Let’s also try to put ourselves in his shoes. You approach him about where the relationship is headed. Many men in his shoes will think, “So, she wants me to take the risk and commit, but she won’t take the risk and have sex with me? She wants me to make myself vulnerable before she makes herself vulnerable? No thanks.”  The guy might become a bit resentful. Or he might be honest and tell you he’s not ready to talk about this at this juncture. Neither of these stances make him wrong or bad. He’s allowed to take his time and be cautious just like you. That’s why these conversations tend to unnerve a lot of men, as they know how women will perceive their hesitation. “Oh, he’s a commitment-phobe!” or “He just wants to sleep with as many women as possible!” Sometimes that is the case. But the more likely reason many men dosen’t want to engage in the talks this early is because they genuinely don’t know what they want at that point. A lot of women tend to forget that the man has a say about where things are headed, too.

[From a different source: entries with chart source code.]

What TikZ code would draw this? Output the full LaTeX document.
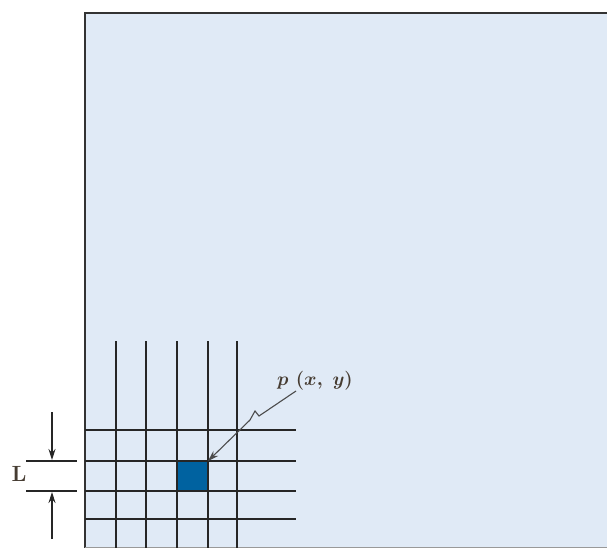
\RequirePackage{fix-cm}
\documentclass[tikz,border=0pt]{standalone}
\usepackage{amsmath}
\usetikzlibrary{arrows.meta}
\definecolor{plate}{RGB}{224,234,246}
\definecolor{cellblue}{RGB}{0,98,160}
\definecolor{labeldark}{RGB}{70,60,50}
\tikzset{
  grid_line/.style = {line width=1.4pt, black!85},% lignes du maillage
  dim_line/.style = {line width=1.2pt, black!85},% cote L
  dim_arrow/.style = {dim_line, -{Stealth[length=11pt, width=7pt]}},
  point_arrow/.style = {line width=1.1pt, black!70,
    -{Stealth[length=11pt, width=7pt]}},% fleche vers p(x,y)
  label_node/.style = {inner sep=0pt, text=labeldark}
}

\begin{document}
\begin{tikzpicture}[x=1pt, y=-1pt]
  \useasboundingbox (0,0) rectangle (607,548);
  % plaque
  \fill[plate] (85,13) rectangle (607,548);
  \draw[line width=1.6pt, black!80] (607,13) -- (85,13) -- (85,548);
  \draw[line width=0.8pt, black!40] (85,547) -- (607,547);
  % cellule
  \fill[cellblue] (177,461) rectangle (208,491);
  \coordinate (cell_corner) at (208,461);
  % maillage
  \foreach \x in {116,146,177,208,237}
    \draw[grid_line] (\x,341) -- (\x,548);
  \foreach \y in {430,461,491,519}
    \draw[grid_line] (85,\y) -- (296,\y);
  % etiquette p(x,y)
  \node[label_node, font=\fontsize{19}{22}\selectfont\boldmath] (pxy)
    at (315,381) {$p\,\,(x,\;y)$};
  \draw[point_arrow] (296,391) -- ++(-37,25) -- ++(-4,-5) -- ++(-5,9)
    -- (cell_corner);
  % cote L
  \coordinate (dim_top_l) at (26,461);
  \coordinate (dim_top_r) at (77,461);
  \coordinate (dim_bot_l) at (26,491);
  \coordinate (dim_bot_r) at (77,491);
  \coordinate (arrow_top) at (52,412);
  \coordinate (arrow_bot) at (52,539);
  \draw[dim_line] (dim_top_l) -- (dim_top_r);
  \draw[dim_line] (dim_bot_l) -- (dim_bot_r);
  \draw[dim_arrow] (arrow_top) -- (52,460);
  \draw[dim_arrow] (arrow_bot) -- (52,492);
  \node[label_node, font=\fontsize{22}{24}\selectfont\bfseries] (len)
    at (19,474) {L};
\end{tikzpicture}
\end{document}
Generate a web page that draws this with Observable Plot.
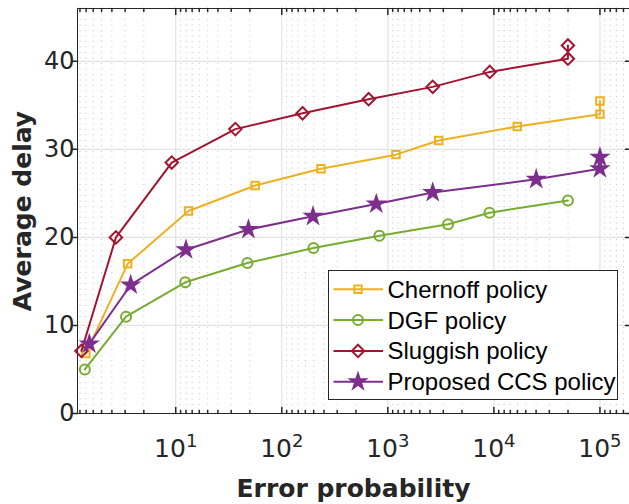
<!DOCTYPE html>
<html><head><meta charset="utf-8">
<script src="https://cdn.jsdelivr.net/npm/d3@7"></script>
<script src="https://cdn.jsdelivr.net/npm/@observablehq/plot@0.6"></script>
<style>
body{margin:0;background:#fff}
#chart{position:relative;width:629px;height:504px;overflow:hidden}
#legend{position:absolute;left:328px;top:270px}
</style>
</head><body><div id="chart"></div>
<script>
// ---- data ----
const seriesNames = ["Chernoff policy", "DGF policy", "Sluggish policy", "Proposed CCS policy"];
const chernoffX = [1.42, 3.52, 13.2, 56.1, 234, 1194, 3020, 16600, 100000, 100000];
const chernoffY = [6.8, 17.0, 23.0, 25.9, 27.8, 29.4, 31.0, 32.6, 34.0, 35.5];
const dgfX = [1.39, 3.40, 12.3, 47.4, 199, 832, 3700, 9080, 49900];
const dgfY = [5.0, 11.0, 14.9, 17.1, 18.8, 20.2, 21.5, 22.8, 24.2];
const sluggishX = [1.29, 2.73, 9.17, 36.5, 157, 659, 2650, 9140, 49900, 49900];
const sluggishY = [7.1, 20.0, 28.5, 32.3, 34.1, 35.7, 37.1, 38.8, 40.3, 41.8];
const ccsX = [1.53, 3.76, 12.5, 48.5, 197, 778, 2650, 25060, 100000, 100000];
const ccsY = [7.9, 14.6, 18.6, 20.9, 22.4, 23.8, 25.1, 26.6, 27.8, 29.1];
const xTicks = [10, 100, 1000, 10000, 100000];
const xTickExponents = ["1", "2", "3", "4", "5"];
const yTicks = [0, 10, 20, 30, 40];
const xTitle = "Error probability";
const yTitle = "Average delay";

// ---- layout / style ----
const W = 629, H = 504, mL = 77, mR = 0, mT = 8, mB = 91;
const xDomain = [1.185, 1.9e5], yDomain = [0, 46];
const ink = "#262626";
const tickFont = "DejaVu Sans";

const series = [
  {name: seriesNames[0], x: chernoffX, y: chernoffY, color: "#EDB120", symbol: "square", r: 4.2, fill: "none", sym: d3.symbolSquare},
  {name: seriesNames[1], x: dgfX, y: dgfY, color: "#77AC30", symbol: "circle", r: 5, fill: "none", sym: d3.symbolCircle},
  {name: seriesNames[2], x: sluggishX, y: sluggishY, color: "#A2142F", symbol: "diamond2", r: 5.6, fill: "none", sym: d3.symbolDiamond2},
  {name: seriesNames[3], x: ccsX, y: ccsY, color: "#7E2F8E", symbol: "star", r: 4.8, fill: "#7E2F8E", sym: d3.symbolStar}
];
series.forEach(s => s.rows = s.x.map((x, i) => ({x, y: s.y[i]})));

// minor x ticks (reversed within each decade as in the reference)
const minorX = [];
for (let e = 0; e <= 5; e++) for (let k = 2; k <= 9; k++) {
  const v = 10 ** (e + 1) / k;
  if (v > xDomain[0] && v < xDomain[1]) minorX.push(v);
}
const tickShape = {draw(c, l) { c.moveTo(0, 0); c.lineTo(0, -l); }};

const marks = [
  Plot.ruleX(minorX, {x: d => d, stroke: "#c4c4c4", strokeDasharray: "1,4.5"}),
  Plot.ruleX(xTicks, {x: d => d, stroke: "#e2e2e2", strokeWidth: 1.2}),
  Plot.ruleY(yTicks.filter(v => v > 0), {y: d => d, stroke: "#e2e2e2", strokeWidth: 1.2}),
  // borders
  Plot.ruleX([xDomain[0]], {x: d => d, stroke: ink}),
  Plot.ruleY([yDomain[0]], {y: d => d, stroke: ink}),
  Plot.ruleY([yDomain[1]], {y: d => d, stroke: ink}),
  // ticks
  Plot.vector(xTicks, {x: d => d, frameAnchor: "bottom", length: 6, rotate: 0, anchor: "start", shape: tickShape, stroke: ink}),
  Plot.vector(minorX, {x: d => d, frameAnchor: "bottom", length: 3, rotate: 0, anchor: "start", shape: tickShape, stroke: ink}),
  Plot.vector(xTicks, {x: d => d, frameAnchor: "top", length: 6, rotate: 180, anchor: "start", shape: tickShape, stroke: ink}),
  Plot.vector(minorX, {x: d => d, frameAnchor: "top", length: 3, rotate: 180, anchor: "start", shape: tickShape, stroke: ink}),
  Plot.vector(yTicks, {y: d => d, frameAnchor: "left", length: 5, rotate: 270, anchor: "start", shape: tickShape, stroke: ink}),
  Plot.vector(yTicks, {y: d => d, frameAnchor: "right", length: 4, rotate: 270, anchor: "start", shape: tickShape, stroke: ink}),
  Plot.axisY({anchor: "left", ticks: yTicks, tickSize: 0, tickPadding: 3, label: null,
    fontSize: 24, fontFamily: tickFont, fill: ink}),
  Plot.axisX({anchor: "bottom", ticks: xTicks, tickSize: 0, tickPadding: 26, label: null,
    tickFormat: d => "10^" + xTickExponents[xTicks.indexOf(d)], fontSize: 25, fontFamily: tickFont, fill: ink}),
  Plot.text([yTitle], {text: d => d, frameAnchor: "left", dx: -55, rotate: -90, textAnchor: "middle", lineAnchor: "middle",
    fontSize: 25, fontWeight: "bold", fontFamily: tickFont, fill: ink}),
  Plot.text([xTitle], {text: d => d, frameAnchor: "bottom", dy: 75, textAnchor: "middle", lineAnchor: "middle",
    fontSize: 25, fontWeight: "bold", fontFamily: tickFont, fill: ink})
];
series.forEach(s => {
  marks.push(Plot.line(s.rows, {x: "x", y: "y", stroke: s.color, strokeWidth: 2}));
  marks.push(Plot.dot(s.rows, {x: "x", y: "y", symbol: s.symbol, r: s.r, stroke: s.color, fill: s.fill, strokeWidth: 2}));
});

const chart = Plot.plot({
  width: W, height: H, marginLeft: mL, marginRight: mR, marginTop: mT, marginBottom: mB,
  x: {type: "log", domain: xDomain},
  y: {domain: yDomain},
  style: {background: "#fff", overflow: "visible"},
  marks
});
const holder = document.getElementById("chart");
holder.appendChild(chart);

// superscripts for x tick labels
d3.select(chart).selectAll('g[aria-label="x-axis tick label"] text').each(function () {
  const t = d3.select(this);
  const parts = t.text().split("^");
  t.text(null);
  t.append("tspan").text(parts[0]);
  t.append("tspan").attr("dy", -10).attr("font-size", 18).text(parts[1]);
});

// legend (separate overlay svg)
const lgW = 290, lgH = 130, rowY0 = 19.3, rowStep = 30.8;
const lg = d3.create("svg").attr("id", "legend").attr("width", lgW).attr("height", lgH)
  .attr("viewBox", `0 0 ${lgW} ${lgH}`);
lg.append("rect").attr("x", 0.5).attr("y", 0.5).attr("width", lgW - 1).attr("height", lgH - 1)
  .attr("fill", "#fff").attr("stroke", ink).attr("stroke-width", 1);
series.forEach((s, i) => {
  const cy = rowY0 + i * rowStep;
  lg.append("line").attr("x1", 5.5).attr("x2", 55).attr("y1", cy).attr("y2", cy)
    .attr("stroke", s.color).attr("stroke-width", 2);
  lg.append("path").attr("d", d3.symbol(s.sym, Math.PI * s.r * s.r)())
    .attr("transform", `translate(30,${cy})`)
    .attr("fill", s.fill).attr("stroke", s.color).attr("stroke-width", 2);
  lg.append("text").attr("x", 59.5).attr("y", cy).attr("dy", "0.35em").attr("text-anchor", "start")
    .attr("font-family", "Liberation Sans, Arial, sans-serif").attr("font-size", 24).attr("fill", "#000")
    .text(s.name);
});
holder.appendChild(lg.node());
</script>
</body></html>
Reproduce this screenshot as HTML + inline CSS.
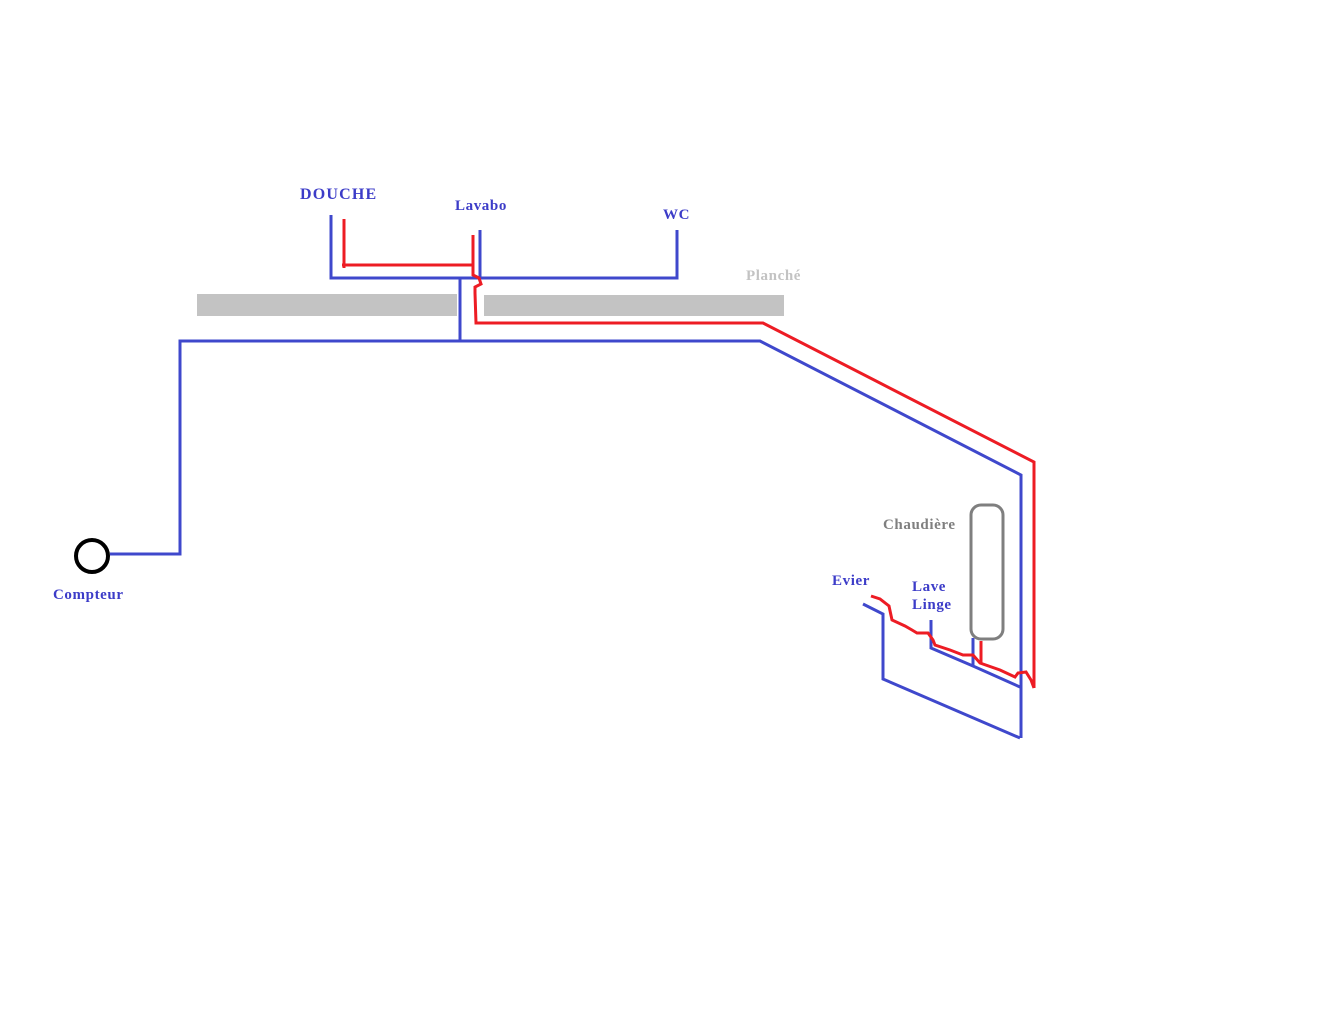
<!DOCTYPE html>
<html><head><style>
body{margin:0;background:#fff;}
svg{display:block}
text{font-family:"Liberation Serif",serif;font-weight:bold;font-size:15px;fill:#3c3cc8;letter-spacing:0.6px}
</style></head><body>
<svg width="1321" height="1020" viewBox="0 0 1321 1020">
<rect x="197" y="294" width="260" height="22" fill="#c3c3c3"/>
<rect x="484" y="295" width="300" height="21" fill="#c3c3c3"/>
<g fill="none" stroke="#3f48cc" stroke-width="3">
<polyline points="331,215 331,278 677,278 677,230"/>
<line x1="480" y1="230" x2="480" y2="278"/>
<line x1="460" y1="278" x2="460" y2="342"/>
<polyline points="110,554 180,554 180,341 760,341 1021,475 1021,738"/>
<polyline points="863,604 883,614 883,679 1020,738"/>
<polyline points="931,620 931,648 973,666 1020,687"/>
<line x1="973" y1="638" x2="973" y2="666"/>
</g>
<g fill="none" stroke="#ed1c24" stroke-width="3">
<line x1="344" y1="219" x2="344" y2="268"/>
<line x1="342" y1="265" x2="473" y2="265"/>
<polyline points="473,235 473,275 479,278 481,284 475,287 475,293 476,323 763,323 1034,462 1034,688"/>
<polyline points="871,596 880,599 889,606 892,620 905,626 912,630 917,633 928,633 933,640 935,645 950,650 963,655 973,655 980,663 1000,670 1015,677 1018,673 1026,672 1031,680 1034,688"/>
<line x1="981" y1="641" x2="981" y2="663"/>
</g>
<rect x="971" y="505" width="32" height="134" rx="10" fill="none" stroke="#7f7f7f" stroke-width="3"/>
<circle cx="92" cy="556" r="16" fill="none" stroke="#000" stroke-width="4"/>
<text x="300" y="199" style="font-size:16px;letter-spacing:1.2px">DOUCHE</text>
<text x="455" y="210">Lavabo</text>
<text x="663" y="219">WC</text>
<text x="746" y="280" style="fill:#c3c3c3">Planché</text>
<text x="883" y="529" style="fill:#7f7f7f">Chaudière</text>
<text x="832" y="585">Evier</text>
<text x="912" y="591">Lave</text>
<text x="912" y="609">Linge</text>
<text x="53" y="599">Compteur</text>
</svg>
</body></html>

This is why you need to separate these two “milestones.” My suggestion to you is to either wait to have sex with him until you both have had a decent amount of time to really get to know each other and have enough time to determine if there really is a future. OR….take the risk and have sex with him and take things as they come and then discuss where things are going.

If you want to have sex with him, have sex with him. If you’re afraid that he might bail soon after, then waiting isn’t going to change that. If that’s his plan, he’s going to do it anyway regardless of what he promises you. If you sense he’s not genuine, then trust your instincts and walk away.

Don’t expect him to do the heavy lifting here. Why do you need him to tell you how things should proceed? What do you want? If he does decide after you two have sex that he doesn’t see a future, he either didn’t feel you two were compatible or was being disingenuous all along. That’s about him and his potential issues. Not yours.